A list of specific policy proposals a conservative could endorse in good conscience would include the following: End government policies that subsidize inefficient energy and resource use; End government programs that encourage excess energy use and subsidize vulnerable development; Encourage innovation by removing barriers to technological development and deployment; Replace market-distorting subsidies with prizes for specific types of major innovations; Create international institutions that can facilitate technology proliferation to encourage less carbon-intensive economic development in poorer nations. More controversially, it may be time to consider replacing some taxes on income and wealth generation with taxes on energy use or emissions from fossil fuels. So long as such a tax shift does not increase the overall tax burden on the economy — and this is an essential condition — it could encourage innovation and conservation without costly mandates or wasteful subsidies.
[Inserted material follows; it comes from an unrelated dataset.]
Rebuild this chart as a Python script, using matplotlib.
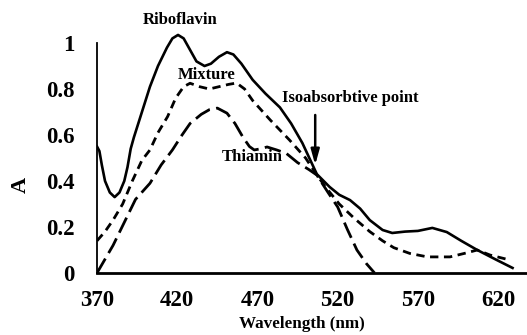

Governor Sanford is to be commended for engaging the environmental debate, and recognizing the need for a principled conservative alternative to the statist quo policies of the environmental Left. If he is serious, however, he needs to get beyond pleasant rhetoric and convenient platitudes about “conservative conservationism.” His entrance into the environmental debate is welcome, and let’s hope others follow. If Governor Sanford endeavors to be a leader on this issue, he will need to outline a more concrete conservative environmental agenda.

Jonathan H. Adler is the Johan Verheij Memorial Professor of Law at Case Western Reserve University School of Law. His books include Business and the Roberts Court and Marijuana Federalism: Uncle Sam and Mary Jane.